For Canadians, the end of Steven Truscott's horror story last week provides a bittersweet reminder of the fallibility of justice, even in a place like Canada. At the age of 14 in 1959, Truscott was sentenced to hang for the murder of a 12-year-old Ontario girl. He spent his formative years in prison, with a sentence of death hanging over his teenaged head. In 1969, he was paroled, with no comment as to his innocence or guilt. Only last week was Truscott formally acquitted. Even so, Truscott has not been declared innocent of the crime. As governments ponder what remedies could possibly compensate for the loss of childhood caused by wrongful imprisonment and the threat of execution, legal observers say the failure to exact a conclusion of innocence will likely affect what damages this victim of injustice might receive in the years he has left.
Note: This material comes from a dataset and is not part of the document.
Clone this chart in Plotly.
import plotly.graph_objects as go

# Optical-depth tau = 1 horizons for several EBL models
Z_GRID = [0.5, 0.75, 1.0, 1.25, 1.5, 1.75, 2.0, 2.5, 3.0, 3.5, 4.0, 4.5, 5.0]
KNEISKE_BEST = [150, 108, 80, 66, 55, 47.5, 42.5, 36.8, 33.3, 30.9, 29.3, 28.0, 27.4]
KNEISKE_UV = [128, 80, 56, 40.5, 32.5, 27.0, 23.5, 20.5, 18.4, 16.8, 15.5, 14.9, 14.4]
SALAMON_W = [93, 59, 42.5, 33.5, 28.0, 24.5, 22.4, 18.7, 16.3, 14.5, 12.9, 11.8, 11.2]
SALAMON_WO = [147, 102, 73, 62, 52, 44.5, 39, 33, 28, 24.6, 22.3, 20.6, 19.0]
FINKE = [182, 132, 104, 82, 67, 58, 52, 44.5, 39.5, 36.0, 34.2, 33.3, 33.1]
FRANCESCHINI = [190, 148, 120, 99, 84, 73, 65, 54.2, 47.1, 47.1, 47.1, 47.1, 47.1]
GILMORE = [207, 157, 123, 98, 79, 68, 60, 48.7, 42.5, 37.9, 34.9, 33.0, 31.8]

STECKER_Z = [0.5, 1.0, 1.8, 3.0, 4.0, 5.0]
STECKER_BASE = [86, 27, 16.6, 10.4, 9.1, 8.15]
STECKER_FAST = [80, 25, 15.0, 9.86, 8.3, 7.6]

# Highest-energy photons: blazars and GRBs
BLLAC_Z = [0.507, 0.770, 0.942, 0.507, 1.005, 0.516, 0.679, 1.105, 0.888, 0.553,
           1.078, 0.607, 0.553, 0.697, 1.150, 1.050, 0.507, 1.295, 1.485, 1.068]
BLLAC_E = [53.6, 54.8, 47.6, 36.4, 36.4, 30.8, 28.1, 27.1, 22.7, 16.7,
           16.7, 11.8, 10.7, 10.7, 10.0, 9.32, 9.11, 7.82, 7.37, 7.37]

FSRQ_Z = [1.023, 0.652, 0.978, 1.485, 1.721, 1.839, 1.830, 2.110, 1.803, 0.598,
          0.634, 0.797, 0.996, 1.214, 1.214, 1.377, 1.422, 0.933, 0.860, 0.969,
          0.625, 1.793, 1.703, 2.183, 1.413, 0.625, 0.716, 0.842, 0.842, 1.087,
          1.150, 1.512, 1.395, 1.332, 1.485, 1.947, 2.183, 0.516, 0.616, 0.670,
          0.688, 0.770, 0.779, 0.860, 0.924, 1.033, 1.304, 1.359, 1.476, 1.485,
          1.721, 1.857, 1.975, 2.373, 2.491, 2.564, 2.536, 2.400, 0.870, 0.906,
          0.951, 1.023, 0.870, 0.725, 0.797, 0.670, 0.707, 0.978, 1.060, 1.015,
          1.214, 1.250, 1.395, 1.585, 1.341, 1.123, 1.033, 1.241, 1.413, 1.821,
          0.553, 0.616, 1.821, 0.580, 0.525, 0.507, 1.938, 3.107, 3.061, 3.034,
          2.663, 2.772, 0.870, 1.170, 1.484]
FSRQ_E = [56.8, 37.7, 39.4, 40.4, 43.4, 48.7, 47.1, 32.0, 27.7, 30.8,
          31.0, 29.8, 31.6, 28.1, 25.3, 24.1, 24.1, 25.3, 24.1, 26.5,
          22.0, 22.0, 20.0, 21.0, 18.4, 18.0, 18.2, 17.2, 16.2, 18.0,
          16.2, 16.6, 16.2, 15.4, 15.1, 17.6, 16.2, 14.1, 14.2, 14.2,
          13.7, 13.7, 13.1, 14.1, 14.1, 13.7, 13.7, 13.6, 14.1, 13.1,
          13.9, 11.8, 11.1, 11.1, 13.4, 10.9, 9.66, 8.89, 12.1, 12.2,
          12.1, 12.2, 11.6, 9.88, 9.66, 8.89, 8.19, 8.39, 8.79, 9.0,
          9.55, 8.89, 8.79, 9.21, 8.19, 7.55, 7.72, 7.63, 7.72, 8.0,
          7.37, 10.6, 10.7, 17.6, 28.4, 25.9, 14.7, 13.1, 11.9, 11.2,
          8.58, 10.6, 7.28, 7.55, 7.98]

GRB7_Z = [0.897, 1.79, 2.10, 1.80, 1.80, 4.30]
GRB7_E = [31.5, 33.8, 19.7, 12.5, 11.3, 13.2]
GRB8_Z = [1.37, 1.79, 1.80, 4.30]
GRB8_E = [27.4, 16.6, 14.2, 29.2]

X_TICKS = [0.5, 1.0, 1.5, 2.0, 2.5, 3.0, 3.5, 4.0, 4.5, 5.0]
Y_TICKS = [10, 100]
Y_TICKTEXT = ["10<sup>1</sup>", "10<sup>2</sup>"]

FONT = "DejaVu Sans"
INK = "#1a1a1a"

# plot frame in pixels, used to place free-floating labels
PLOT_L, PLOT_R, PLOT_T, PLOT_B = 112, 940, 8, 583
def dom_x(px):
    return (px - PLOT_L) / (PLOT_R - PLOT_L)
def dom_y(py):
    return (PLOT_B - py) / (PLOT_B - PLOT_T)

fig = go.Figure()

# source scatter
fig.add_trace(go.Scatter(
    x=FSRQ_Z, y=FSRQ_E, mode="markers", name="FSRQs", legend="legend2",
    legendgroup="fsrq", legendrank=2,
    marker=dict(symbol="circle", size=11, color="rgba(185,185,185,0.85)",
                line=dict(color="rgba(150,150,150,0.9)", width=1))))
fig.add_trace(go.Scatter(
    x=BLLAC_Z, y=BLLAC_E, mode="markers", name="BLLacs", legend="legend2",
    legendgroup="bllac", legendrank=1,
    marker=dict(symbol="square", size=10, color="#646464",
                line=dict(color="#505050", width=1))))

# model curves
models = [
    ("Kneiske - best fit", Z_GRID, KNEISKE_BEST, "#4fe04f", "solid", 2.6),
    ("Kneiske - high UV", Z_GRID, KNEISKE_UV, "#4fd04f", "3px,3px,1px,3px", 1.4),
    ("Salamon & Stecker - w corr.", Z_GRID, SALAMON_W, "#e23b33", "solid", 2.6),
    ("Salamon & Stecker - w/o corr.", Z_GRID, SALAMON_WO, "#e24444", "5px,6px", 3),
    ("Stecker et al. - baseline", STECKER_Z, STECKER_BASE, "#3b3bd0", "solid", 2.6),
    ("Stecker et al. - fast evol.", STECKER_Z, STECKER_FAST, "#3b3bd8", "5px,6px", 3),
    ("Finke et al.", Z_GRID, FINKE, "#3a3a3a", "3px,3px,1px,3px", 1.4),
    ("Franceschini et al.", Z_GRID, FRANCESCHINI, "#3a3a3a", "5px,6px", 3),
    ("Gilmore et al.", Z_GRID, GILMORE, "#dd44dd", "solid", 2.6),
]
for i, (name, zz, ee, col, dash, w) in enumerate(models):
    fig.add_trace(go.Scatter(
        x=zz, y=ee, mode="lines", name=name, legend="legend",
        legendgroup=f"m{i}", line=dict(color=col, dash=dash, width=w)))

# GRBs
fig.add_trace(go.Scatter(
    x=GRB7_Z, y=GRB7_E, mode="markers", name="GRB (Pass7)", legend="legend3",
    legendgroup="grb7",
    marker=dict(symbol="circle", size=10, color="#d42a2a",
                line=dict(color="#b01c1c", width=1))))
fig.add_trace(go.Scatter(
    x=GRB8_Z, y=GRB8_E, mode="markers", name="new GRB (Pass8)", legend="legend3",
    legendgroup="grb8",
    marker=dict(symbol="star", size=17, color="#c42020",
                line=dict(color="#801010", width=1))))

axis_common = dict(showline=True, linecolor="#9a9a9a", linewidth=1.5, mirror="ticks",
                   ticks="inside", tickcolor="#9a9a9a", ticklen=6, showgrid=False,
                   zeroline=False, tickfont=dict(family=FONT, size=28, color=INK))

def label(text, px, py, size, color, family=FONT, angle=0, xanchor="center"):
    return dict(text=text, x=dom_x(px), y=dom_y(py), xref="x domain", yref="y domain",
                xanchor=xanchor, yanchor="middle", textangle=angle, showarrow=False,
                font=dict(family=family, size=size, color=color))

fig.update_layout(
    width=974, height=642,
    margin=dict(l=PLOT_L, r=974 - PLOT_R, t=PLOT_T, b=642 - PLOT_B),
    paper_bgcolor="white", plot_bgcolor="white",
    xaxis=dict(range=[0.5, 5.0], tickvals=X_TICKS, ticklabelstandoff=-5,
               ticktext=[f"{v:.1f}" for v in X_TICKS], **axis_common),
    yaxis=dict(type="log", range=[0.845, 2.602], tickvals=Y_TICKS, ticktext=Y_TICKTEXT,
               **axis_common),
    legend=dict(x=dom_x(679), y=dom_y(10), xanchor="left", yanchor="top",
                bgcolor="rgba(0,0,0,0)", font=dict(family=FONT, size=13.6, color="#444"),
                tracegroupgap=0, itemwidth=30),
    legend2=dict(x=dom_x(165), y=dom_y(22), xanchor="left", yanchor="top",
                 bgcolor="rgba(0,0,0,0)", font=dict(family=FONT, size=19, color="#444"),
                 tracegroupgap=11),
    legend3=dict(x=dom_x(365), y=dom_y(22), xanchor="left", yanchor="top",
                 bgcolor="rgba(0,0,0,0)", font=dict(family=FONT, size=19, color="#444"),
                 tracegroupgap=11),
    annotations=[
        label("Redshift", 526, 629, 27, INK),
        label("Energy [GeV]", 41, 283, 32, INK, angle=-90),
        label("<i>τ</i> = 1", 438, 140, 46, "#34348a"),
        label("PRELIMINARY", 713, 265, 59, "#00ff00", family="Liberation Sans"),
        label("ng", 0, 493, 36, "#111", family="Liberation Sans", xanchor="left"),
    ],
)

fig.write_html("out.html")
While we seek justice and atonement for ourselves and those around us, Judaism demands a similar test for the stranger. To a scoffing gentile who asked Hillel to know the content of the Torah while he stood on one foot, the great rabbi responded: "That which is hateful to you, do not do to your neighbor. That is the whole Torah; the rest is commentary." What is justice, if not the treatment of all people with the fairness and humanity we seek for ourselves?
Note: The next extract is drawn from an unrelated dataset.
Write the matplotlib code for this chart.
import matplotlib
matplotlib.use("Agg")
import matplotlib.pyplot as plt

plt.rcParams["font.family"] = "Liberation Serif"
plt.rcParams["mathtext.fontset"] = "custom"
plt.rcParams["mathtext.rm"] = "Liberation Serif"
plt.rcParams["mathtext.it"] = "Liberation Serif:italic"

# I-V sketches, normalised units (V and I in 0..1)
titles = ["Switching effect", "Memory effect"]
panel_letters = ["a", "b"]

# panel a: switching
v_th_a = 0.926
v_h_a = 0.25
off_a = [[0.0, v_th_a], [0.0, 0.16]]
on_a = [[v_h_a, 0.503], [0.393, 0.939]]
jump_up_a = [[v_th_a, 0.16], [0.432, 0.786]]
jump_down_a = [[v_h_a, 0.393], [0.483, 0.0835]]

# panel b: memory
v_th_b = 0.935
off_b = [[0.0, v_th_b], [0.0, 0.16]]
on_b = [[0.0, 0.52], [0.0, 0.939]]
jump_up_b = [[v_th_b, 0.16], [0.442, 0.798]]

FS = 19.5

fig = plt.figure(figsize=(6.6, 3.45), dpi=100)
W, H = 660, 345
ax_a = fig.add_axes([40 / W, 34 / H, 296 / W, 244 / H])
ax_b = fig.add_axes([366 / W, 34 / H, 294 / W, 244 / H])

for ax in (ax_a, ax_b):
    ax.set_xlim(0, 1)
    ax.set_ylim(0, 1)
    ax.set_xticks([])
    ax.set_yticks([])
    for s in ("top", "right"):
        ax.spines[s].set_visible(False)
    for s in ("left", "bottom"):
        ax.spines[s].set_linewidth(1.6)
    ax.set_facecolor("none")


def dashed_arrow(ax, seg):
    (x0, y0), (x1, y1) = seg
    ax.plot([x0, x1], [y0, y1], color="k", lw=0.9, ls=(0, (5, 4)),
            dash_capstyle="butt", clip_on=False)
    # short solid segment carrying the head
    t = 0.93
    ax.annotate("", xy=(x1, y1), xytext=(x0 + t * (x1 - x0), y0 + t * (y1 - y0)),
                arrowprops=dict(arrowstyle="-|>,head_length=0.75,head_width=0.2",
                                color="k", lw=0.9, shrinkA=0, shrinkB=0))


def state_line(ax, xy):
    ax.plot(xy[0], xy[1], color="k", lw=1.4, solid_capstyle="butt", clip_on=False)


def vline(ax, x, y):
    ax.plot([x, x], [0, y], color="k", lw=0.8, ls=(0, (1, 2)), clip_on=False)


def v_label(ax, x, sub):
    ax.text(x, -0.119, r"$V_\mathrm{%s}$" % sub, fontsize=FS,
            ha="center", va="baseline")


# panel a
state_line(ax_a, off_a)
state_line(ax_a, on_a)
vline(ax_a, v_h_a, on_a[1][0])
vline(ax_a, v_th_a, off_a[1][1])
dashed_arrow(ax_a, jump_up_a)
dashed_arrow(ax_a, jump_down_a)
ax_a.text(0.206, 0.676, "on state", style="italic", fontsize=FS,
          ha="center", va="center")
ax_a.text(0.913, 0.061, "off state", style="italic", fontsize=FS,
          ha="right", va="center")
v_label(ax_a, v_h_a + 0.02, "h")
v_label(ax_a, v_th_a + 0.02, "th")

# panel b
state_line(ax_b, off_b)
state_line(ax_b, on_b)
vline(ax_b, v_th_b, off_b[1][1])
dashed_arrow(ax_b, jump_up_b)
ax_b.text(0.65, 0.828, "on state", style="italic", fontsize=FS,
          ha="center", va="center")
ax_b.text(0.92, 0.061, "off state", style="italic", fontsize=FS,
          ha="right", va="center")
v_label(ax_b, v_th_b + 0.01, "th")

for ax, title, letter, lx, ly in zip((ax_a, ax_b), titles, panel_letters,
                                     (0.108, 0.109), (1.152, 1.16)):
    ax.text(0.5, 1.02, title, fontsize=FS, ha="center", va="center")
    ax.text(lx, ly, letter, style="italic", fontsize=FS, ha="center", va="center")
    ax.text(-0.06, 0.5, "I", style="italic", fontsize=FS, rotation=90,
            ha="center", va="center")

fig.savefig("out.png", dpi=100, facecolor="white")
This is the central crisis facing Israelis in their dealings with the Palestinians. And while Israelis struggle with the contending forces of justice, on one hand, and the security of their state and its citizens on the other, they provide a model of how a society confronts difficult moral terrain under intolerable conditions. It is imperfect, like all human endeavors, but it is an attempt to behave righteously in a time and place of unprecedented challenge.

While Jews mark the beginning of a new year, so do students across Canada. In British Columbia, a new elective course called Social Justice 12 began in seven Vancouver schools this week. The provincial government created the course as part of a settlement in a human rights complaint by a couple, Murray and Peter Corren, who held that they suffered discrimination based on an absence of information around sexual orientation in school curricula.
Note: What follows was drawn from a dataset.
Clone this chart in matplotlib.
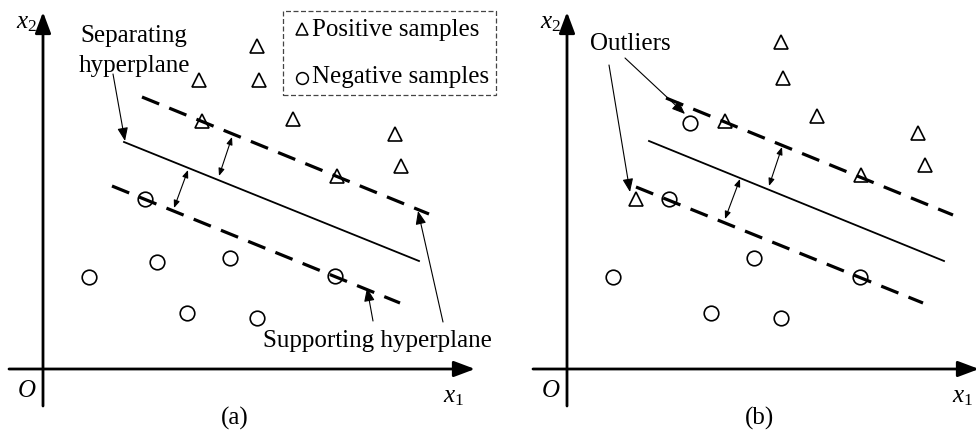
import matplotlib.pyplot as plt
from matplotlib.patches import Rectangle

plt.rcParams['font.family'] = ['Liberation Serif', 'DejaVu Serif']
plt.rcParams['mathtext.fontset'] = 'custom'
plt.rcParams['mathtext.rm'] = 'Liberation Serif'
plt.rcParams['mathtext.it'] = 'Liberation Serif:italic'

# sample points (x1, x2), origin at the axes corner
pos_a_x = [214, 156, 216, 159, 250, 352, 358, 294]
pos_a_y = [323, 289, 289, 248, 250, 235, 203, 193]
neg_a_x = [102, 46, 114, 187, 292, 144, 214]
neg_a_y = [170, 92, 107, 111, 93, 56, 51]

pos_b_x = [214, 216, 250, 158, 351, 358, 294, 69]
pos_b_y = [327, 291, 253, 248, 236, 204, 194, 170]
neg_b_x = [123, 102, 46, 187, 293, 144, 214]
neg_b_y = [246, 170, 92, 111, 92, 56, 51]

# hyperplanes: ([x start, x end], [y start, y end])
sep_a = ([81, 376], [227, 108])
upper_a = ([99, 386], [272, 155])
lower_a = ([69, 357], [183, 66])
sep_b = ([82, 377], [228, 108])
upper_b = ([99, 386], [271, 154])
lower_b = ([69, 356], [182, 66])

# margin arrows: (from, to)
margin_a = [((176, 193), (189, 232)), ((131, 161), (145, 199))]
margin_b = [((202, 183), (215, 222)), ((158, 150), (173, 190))]

FS = 18


def arrow(ax, start, end, style, lw, scale):
    ax.annotate('', xy=end, xytext=start, annotation_clip=False,
                arrowprops=dict(arrowstyle=style, color='k', lw=lw,
                                shrinkA=0, shrinkB=0, mutation_scale=scale))


def draw_panel(ax, pos_x, pos_y, neg_x, neg_y, sep, upper, lower, margins, x_end, x1_pos, label):
    ax.set_axis_off()
    # coordinate axes
    arrow(ax, (-34, 0), (x_end, 0), '-|>,head_length=0.8,head_width=0.3', 2, 16)
    arrow(ax, (0, -37), (0, 357), '-|>,head_length=0.8,head_width=0.3', 2, 16)
    ax.text(-27, 342, '$x_2$', fontsize=FS, ha='left', va='baseline')
    ax.text(-26, -27, '$O$', fontsize=FS, ha='left', va='baseline')
    ax.text(x1_pos, -32, '$x_1$', fontsize=FS, ha='left', va='baseline')
    ax.text(192, -55, label, fontsize=FS, ha='center', va='baseline')

    ax.plot(pos_x, pos_y, ls='none', marker='^', ms=10, mfc='white', mec='k', mew=1.2, zorder=2)
    ax.plot(neg_x, neg_y, ls='none', marker='o', ms=10.5, mfc='white', mec='k', mew=1.2, zorder=2)

    ax.plot(*sep, color='k', lw=1.3, zorder=3)
    for seg in (upper, lower):
        ax.plot(*seg, color='k', lw=2.3, ls=(0, (5.8, 3.4)), zorder=3)
    for start, end in margins:
        arrow(ax, start, end, '<|-|>,head_length=0.5,head_width=0.2', 0.8, 9)


fig = plt.figure(figsize=(9.76, 4.35), dpi=100)
ax1 = fig.add_axes([0, 0, 0.5, 1])
ax2 = fig.add_axes([0.5, 0, 0.5, 1])
ax1.set_xlim(-43, 445)
ax1.set_ylim(-65, 370)
ax2.set_xlim(-79, 409)
ax2.set_ylim(-65, 370)

draw_panel(ax1, pos_a_x, pos_a_y, neg_a_x, neg_a_y, sep_a, upper_a, lower_a, margin_a, 432, 400, '(a)')
draw_panel(ax2, pos_b_x, pos_b_y, neg_b_x, neg_b_y, sep_b, upper_b, lower_b, margin_b, 412, 385, '(b)')

# (a) annotations
ax1.text(91, 328, 'Separating', fontsize=FS, ha='center', va='baseline')
ax1.text(91, 298, 'hyperplane', fontsize=FS, ha='center', va='baseline')
arrow(ax1, (70, 295), (82, 228), '-|>,head_length=0.5,head_width=0.2', 0.8, 16)
ax1.text(220, 23, 'Supporting hyperplane', fontsize=FS, ha='left', va='baseline')
arrow(ax1, (330, 48), (324, 81), '-|>,head_length=0.5,head_width=0.2', 0.8, 16)
arrow(ax1, (400, 47), (375, 158), '-|>,head_length=0.5,head_width=0.2', 0.8, 16)

# legend box
ax1.add_patch(Rectangle((240, 274), 213, 84, fill=False, ec='#444444', lw=0.9,
                        ls=(0, (4, 2)), clip_on=False))
ax1.plot([259], [340], marker='^', ms=8, mfc='white', mec='k', mew=1.1)
ax1.plot([259], [291], marker='o', ms=8.5, mfc='white', mec='k', mew=1.1)
ax1.text(269, 334, 'Positive samples', fontsize=FS, ha='left', va='baseline')
ax1.text(269, 287, 'Negative samples', fontsize=FS, ha='left', va='baseline')

# (b) annotations
ax2.text(23, 320, 'Outliers', fontsize=FS, ha='left', va='baseline')
arrow(ax2, (58, 311), (118, 255), '-|>,head_length=0.5,head_width=0.2', 0.8, 16)
arrow(ax2, (42, 304), (63, 177), '-|>,head_length=0.5,head_width=0.2', 0.8, 16)

fig.savefig('out.png', dpi=100)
Sadly, the world today is a rich laboratory for students of social justice and its failures. From the poverty that we face in our communities to the genital mutilation of girls taking place around the world, justice remains too often a purview of the privileged. In Iraq and Afghanistan, hopes for a just society introduced by force seem to be failing in varying degrees. In Darfur, North Korea and so many other places, life hangs in the balance because malevolent powers control food supplies and arms. In Ottawa, the Canadian War Museum caves to the demands of veterans who wish a more agreeable (that is, historically revisionist) analysis of wartime truths. Everywhere we look, there is justice in need of advocates.

Too often, it seems, what passes for justice is precisely the opposite, as it was for Truscott in 1959. One of the unspoken fears some of us have about the Social Justice 12 experiment centres on the fact that, far too often, "social justice" has been used as an affirmative-sounding façade from which to launch pogroms against Israel and Jews, as was the case in Durban in 2001 and to lesser degrees around the world ever since.

The reputation of justice suffers from such affronts and from a tendency to misconstrue it with vengeance. Justice is deliberative and likely to be injured in the frenzy that too often surrounds high-profile criminal cases. And in these times of 24-hour news and rampant blogging, what criminal case or international justice issue isn't high-profile?

But false prophets of social justice must not be permitted to destroy the values that truly reflect the meaning of the word.

However remote the goal may seem, it is our obligation to pursue justice, an obligation to which we recommit ourselves in the coming days. As it is written in Pirkei Avot: "You are not obligated to complete the work, but neither are you free to abandon it."